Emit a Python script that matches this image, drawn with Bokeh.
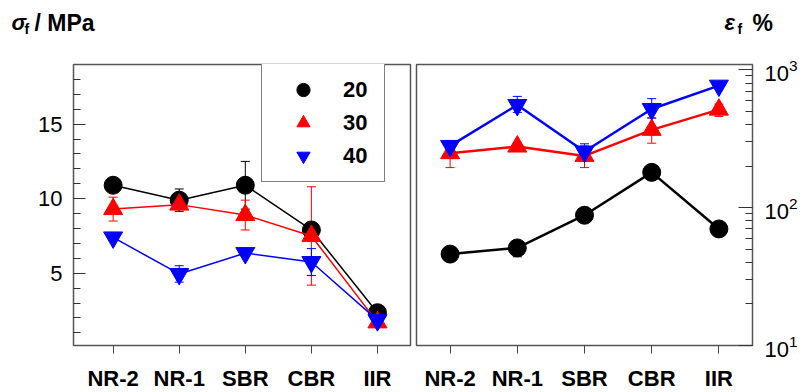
from bokeh.plotting import figure
from bokeh.layouts import row, column
from bokeh.models import (ColumnDataSource, Whisker, TeeHead, FixedTicker, Legend,
                          LegendItem, Range1d)
from bokeh.embed import file_html
from bokeh.resources import INLINE

# ---------------- data ----------------
categories = ["NR-2", "NR-1", "SBR", "CBR", "IIR"]
series_labels = ["20", "30", "40"]
series_colors = ["black", "red", "blue"]
series_markers = ["circle", "triangle", "inverted_triangle"]
series_sizes = [18, 19, 19]

# fracture stress sigma_f / MPa
sigma_20 = [10.9, 9.9, 10.9, 7.9, 2.35]
sigma_20_err = [0.3, 0.75, 1.6, 0.4, 0.2]
sigma_30 = [9.3, 9.6, 8.9, 7.5, 1.7]
sigma_30_err = [0.8, 0.3, 1.0, 3.3, 0.2]
sigma_40 = [7.4, 4.95, 6.35, 5.75, 1.85]
sigma_40_err = [0.2, 0.55, 0.2, 0.9, 0.2]

# fracture strain eps_f / %  (log scale)
eps_20 = [46, 51, 88, 180, 70]
eps_20_lo = [44, 44, 85, 172, 67]
eps_20_hi = [48, 55, 92, 188, 73]
eps_30 = [248, 277, 237, 366, 513]
eps_30_lo = [195, 262, 195, 293, 458]
eps_30_hi = [300, 293, 280, 446, 563]
eps_40 = [280, 555, 255, 519, 766]
eps_40_lo = [265, 490, 235, 446, 740]
eps_40_hi = [295, 640, 290, 616, 790]

sigma_tick_values = [5, 10, 15]
sigma_minor_ticks = [1, 2, 3, 4, 6, 7, 8, 9, 11, 12, 13, 14, 16, 17, 18]
eps_tick_values = [10, 100, 1000]
eps_minor_ticks = [20, 30, 40, 50, 60, 70, 80, 90, 200, 300, 400, 500, 600, 700, 800, 900]

# panel titles (text pieces)
title_texts = ["σ", "f", "/ MPa", "ε", "f", "%"]

FONT = "Liberation Sans"
xpos = list(range(len(categories)))


def base_style(p):
    p.grid.visible = False
    p.outline_line_color = "#555555"
    p.outline_line_width = 1.5
    p.background_fill_color = "white"
    p.border_fill_color = "white"
    for ax in p.xaxis:
        ax.ticker = FixedTicker(ticks=xpos)
        ax.major_label_overrides = {i: c for i, c in enumerate(categories)}
        ax.axis_line_color = None
        ax.major_tick_in = 0
        ax.major_tick_out = 8
        ax.major_tick_line_color = "#444444"
        ax.minor_tick_line_color = None
        ax.major_label_text_font = FONT
        ax.major_label_text_font_size = "22px"
        ax.major_label_text_font_style = "bold"
        ax.major_label_text_color = "black"
        ax.major_label_standoff = 12
    for ax in p.yaxis:
        ax.axis_line_color = None
        ax.major_tick_in = 12
        ax.major_tick_out = 0
        ax.minor_tick_in = 7
        ax.minor_tick_out = 0
        ax.major_tick_line_color = "#333333"
        ax.minor_tick_line_color = "#333333"
        ax.major_label_text_font = FONT
        ax.major_label_text_font_size = "22px"
        ax.major_label_text_color = "black"
        ax.major_label_standoff = 11


# ---------------- title strip ----------------
TW, TH = 802, 44
pt = figure(width=TW, height=TH, min_border=0, x_range=Range1d(0, TW), y_range=Range1d(TH, 0),
            x_axis_location=None, y_axis_location=None,
            output_backend="svg", toolbar_location=None)
pt.grid.visible = False
pt.outline_line_color = None
pt.border_fill_color = "white"
pt.background_fill_color = "white"
tsrc = ColumnDataSource(dict(
    x=[11, 24, 34, 724, 737, 752],
    y=[22, 28, 22, 22, 28, 22],
    text=title_texts,
    size=["22px", "14px", "23px", "22px", "14px", "23px"],
    style=["bold italic", "bold", "bold", "bold italic", "bold", "bold"],
))
pt.text(x="x", y="y", text="text", source=tsrc, text_font_size="size",
        text_font_style="style", text_baseline="alphabetic", text_align="left",
        text_color="black", text_font={"value": FONT})

# ---------------- left panel ----------------
p1 = figure(frame_width=337, frame_height=281, min_border_left=73, min_border_right=3,
            min_border_top=20, min_border_bottom=5,
            x_range=Range1d(-0.6, 4.5), y_range=Range1d(0.15, 19),
            output_backend="svg", toolbar_location=None)
base_style(p1)
p1.yaxis.ticker = FixedTicker(ticks=sigma_tick_values, minor_ticks=sigma_minor_ticks)

sig_vals = [sigma_20, sigma_30, sigma_40]
sig_errs = [sigma_20_err, sigma_30_err, sigma_40_err]
legend_items = []
for vals, errs, col, mk, sz, lab in zip(sig_vals, sig_errs, series_colors,
                                        series_markers, series_sizes, series_labels):
    src = ColumnDataSource(dict(x=xpos, y=vals,
                                lower=[v - e for v, e in zip(vals, errs)],
                                upper=[v + e for v, e in zip(vals, errs)]))
    p1.add_layout(Whisker(source=src, base="x", lower="lower", upper="upper",
                          line_color=col, line_width=1,
                          upper_head=TeeHead(size=9, line_color=col, line_width=1),
                          lower_head=TeeHead(size=9, line_color=col, line_width=1)))
    p1.line("x", "y", source=src, line_color=col, line_width=1.5)
    r = p1.scatter("x", "y", source=src, marker=mk, size=sz, fill_color=col, line_color=col)
    legend_items.append(LegendItem(label=lab, renderers=[r]))

legend = Legend(items=legend_items, location=(188, 163), margin=0, padding=9, spacing=0,
                glyph_width=64, glyph_height=33, label_standoff=8, label_width=32,
                label_text_font=FONT, label_text_font_size="22px",
                label_text_font_style="bold", label_text_color="black", label_height=33,
                border_line_color="black", border_line_width=1.2,
                background_fill_color="white", background_fill_alpha=1)
p1.add_layout(legend)

# ---------------- right panel ----------------
p2 = figure(frame_width=336, frame_height=281, min_border_left=3, min_border_right=50,
            min_border_top=20, min_border_bottom=5,
            x_range=Range1d(-0.5, 4.5), y_range=Range1d(10, 1090),
            y_axis_type="log", y_axis_location="right",
            output_backend="svg", toolbar_location=None)
base_style(p2)
p2.yaxis.ticker = FixedTicker(ticks=eps_tick_values, minor_ticks=eps_minor_ticks)
p2.yaxis.major_tick_in = 14
p2.yaxis.major_label_standoff = 12

eps_vals = [eps_20, eps_30, eps_40]
eps_los = [eps_20_lo, eps_30_lo, eps_40_lo]
eps_his = [eps_20_hi, eps_30_hi, eps_40_hi]
for vals, lo, hi, col, mk, sz in zip(eps_vals, eps_los, eps_his, series_colors,
                                     series_markers, series_sizes):
    src = ColumnDataSource(dict(x=xpos, y=vals, lower=lo, upper=hi))
    p2.add_layout(Whisker(source=src, base="x", lower="lower", upper="upper",
                          line_color=col, line_width=1,
                          upper_head=TeeHead(size=9, line_color=col, line_width=1),
                          lower_head=TeeHead(size=9, line_color=col, line_width=1)))
    p2.line("x", "y", source=src, line_color=col, line_width=2.5)
    p2.scatter("x", "y", source=src, marker=mk, size=sz, fill_color=col, line_color=col)

layout = column(pt, row(p1, p2))
open("out.html", "w").write(file_html(layout, INLINE))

################

• _SHORT EXERCISE_:
Reproduce the whole listing exactly, but not the images in it.

• _EXERCISE RESULT_:
Emit a Python script that matches this image, drawn with Bokeh.
from bokeh.plotting import figure
from bokeh.layouts import row, column
from bokeh.models import (ColumnDataSource, Whisker, TeeHead, FixedTicker, Legend,
                          LegendItem, Range1d)
from bokeh.embed import file_html
from bokeh.resources import INLINE

# ---------------- data ----------------
categories = ["NR-2", "NR-1", "SBR", "CBR", "IIR"]
series_labels = ["20", "30", "40"]
series_colors = ["black", "red", "blue"]
series_markers = ["circle", "triangle", "inverted_triangle"]
series_sizes = [18, 19, 19]

# fracture stress sigma_f / MPa
sigma_20 = [10.9, 9.9, 10.9, 7.9, 2.35]
sigma_20_err = [0.3, 0.75, 1.6, 0.4, 0.2]
sigma_30 = [9.3, 9.6, 8.9, 7.5, 1.7]
sigma_30_err = [0.8, 0.3, 1.0, 3.3, 0.2]
sigma_40 = [7.4, 4.95, 6.35, 5.75, 1.85]
sigma_40_err = [0.2, 0.55, 0.2, 0.9, 0.2]

# fracture strain eps_f / %  (log scale)
eps_20 = [46, 51, 88, 180, 70]
eps_20_lo = [44, 44, 85, 172, 67]
eps_20_hi = [48, 55, 92, 188, 73]
eps_30 = [248, 277, 237, 366, 513]
eps_30_lo = [195, 262, 195, 293, 458]
eps_30_hi = [300, 293, 280, 446, 563]
eps_40 = [280, 555, 255, 519, 766]
eps_40_lo = [265, 490, 235, 446, 740]
eps_40_hi = [295, 640, 290, 616, 790]

sigma_tick_values = [5, 10, 15]
sigma_minor_ticks = [1, 2, 3, 4, 6, 7, 8, 9, 11, 12, 13, 14, 16, 17, 18]
eps_tick_values = [10, 100, 1000]
eps_minor_ticks = [20, 30, 40, 50, 60, 70, 80, 90, 200, 300, 400, 500, 600, 700, 800, 900]

# panel titles (text pieces)
title_texts = ["σ", "f", "/ MPa", "ε", "f", "%"]

FONT = "Liberation Sans"
xpos = list(range(len(categories)))


def base_style(p):
    p.grid.visible = False
    p.outline_line_color = "#555555"
    p.outline_line_width = 1.5
    p.background_fill_color = "white"
    p.border_fill_color = "white"
    for ax in p.xaxis:
        ax.ticker = FixedTicker(ticks=xpos)
        ax.major_label_overrides = {i: c for i, c in enumerate(categories)}
        ax.axis_line_color = None
        ax.major_tick_in = 0
        ax.major_tick_out = 8
        ax.major_tick_line_color = "#444444"
        ax.minor_tick_line_color = None
        ax.major_label_text_font = FONT
        ax.major_label_text_font_size = "22px"
        ax.major_label_text_font_style = "bold"
        ax.major_label_text_color = "black"
        ax.major_label_standoff = 12
    for ax in p.yaxis:
        ax.axis_line_color = None
        ax.major_tick_in = 12
        ax.major_tick_out = 0
        ax.minor_tick_in = 7
        ax.minor_tick_out = 0
        ax.major_tick_line_color = "#333333"
        ax.minor_tick_line_color = "#333333"
        ax.major_label_text_font = FONT
        ax.major_label_text_font_size = "22px"
        ax.major_label_text_color = "black"
        ax.major_label_standoff = 11


# ---------------- title strip ----------------
TW, TH = 802, 44
pt = figure(width=TW, height=TH, min_border=0, x_range=Range1d(0, TW), y_range=Range1d(TH, 0),
            x_axis_location=None, y_axis_location=None,
            output_backend="svg", toolbar_location=None)
pt.grid.visible = False
pt.outline_line_color = None
pt.border_fill_color = "white"
pt.background_fill_color = "white"
tsrc = ColumnDataSource(dict(
    x=[11, 24, 34, 724, 737, 752],
    y=[22, 28, 22, 22, 28, 22],
    text=title_texts,
    size=["22px", "14px", "23px", "22px", "14px", "23px"],
    style=["bold italic", "bold", "bold", "bold italic", "bold", "bold"],
))
pt.text(x="x", y="y", text="text", source=tsrc, text_font_size="size",
        text_font_style="style", text_baseline="alphabetic", text_align="left",
        text_color="black", text_font={"value": FONT})

# ---------------- left panel ----------------
p1 = figure(frame_width=337, frame_height=281, min_border_left=73, min_border_right=3,
            min_border_top=20, min_border_bottom=5,
            x_range=Range1d(-0.6, 4.5), y_range=Range1d(0.15, 19),
            output_backend="svg", toolbar_location=None)
base_style(p1)
p1.yaxis.ticker = FixedTicker(ticks=sigma_tick_values, minor_ticks=sigma_minor_ticks)

sig_vals = [sigma_20, sigma_30, sigma_40]
sig_errs = [sigma_20_err, sigma_30_err, sigma_40_err]
legend_items = []
for vals, errs, col, mk, sz, lab in zip(sig_vals, sig_errs, series_colors,
                                        series_markers, series_sizes, series_labels):
    src = ColumnDataSource(dict(x=xpos, y=vals,
                                lower=[v - e for v, e in zip(vals, errs)],
                                upper=[v + e for v, e in zip(vals, errs)]))
    p1.add_layout(Whisker(source=src, base="x", lower="lower", upper="upper",
                          line_color=col, line_width=1,
                          upper_head=TeeHead(size=9, line_color=col, line_width=1),
                          lower_head=TeeHead(size=9, line_color=col, line_width=1)))
    p1.line("x", "y", source=src, line_color=col, line_width=1.5)
    r = p1.scatter("x", "y", source=src, marker=mk, size=sz, fill_color=col, line_color=col)
    legend_items.append(LegendItem(label=lab, renderers=[r]))

legend = Legend(items=legend_items, location=(188, 163), margin=0, padding=9, spacing=0,
                glyph_width=64, glyph_height=33, label_standoff=8, label_width=32,
                label_text_font=FONT, label_text_font_size="22px",
                label_text_font_style="bold", label_text_color="black", label_height=33,
                border_line_color="black", border_line_width=1.2,
                background_fill_color="white", background_fill_alpha=1)
p1.add_layout(legend)

# ---------------- right panel ----------------
p2 = figure(frame_width=336, frame_height=281, min_border_left=3, min_border_right=50,
            min_border_top=20, min_border_bottom=5,
            x_range=Range1d(-0.5, 4.5), y_range=Range1d(10, 1090),
            y_axis_type="log", y_axis_location="right",
            output_backend="svg", toolbar_location=None)
base_style(p2)
p2.yaxis.ticker = FixedTicker(ticks=eps_tick_values, minor_ticks=eps_minor_ticks)
p2.yaxis.major_tick_in = 14
p2.yaxis.major_label_standoff = 12

eps_vals = [eps_20, eps_30, eps_40]
eps_los = [eps_20_lo, eps_30_lo, eps_40_lo]
eps_his = [eps_20_hi, eps_30_hi, eps_40_hi]
for vals, lo, hi, col, mk, sz in zip(eps_vals, eps_los, eps_his, series_colors,
                                     series_markers, series_sizes):
    src = ColumnDataSource(dict(x=xpos, y=vals, lower=lo, upper=hi))
    p2.add_layout(Whisker(source=src, base="x", lower="lower", upper="upper",
                          line_color=col, line_width=1,
                          upper_head=TeeHead(size=9, line_color=col, line_width=1),
                          lower_head=TeeHead(size=9, line_color=col, line_width=1)))
    p2.line("x", "y", source=src, line_color=col, line_width=2.5)
    p2.scatter("x", "y", source=src, marker=mk, size=sz, fill_color=col, line_color=col)

layout = column(pt, row(p1, p2))
open("out.html", "w").write(file_html(layout, INLINE))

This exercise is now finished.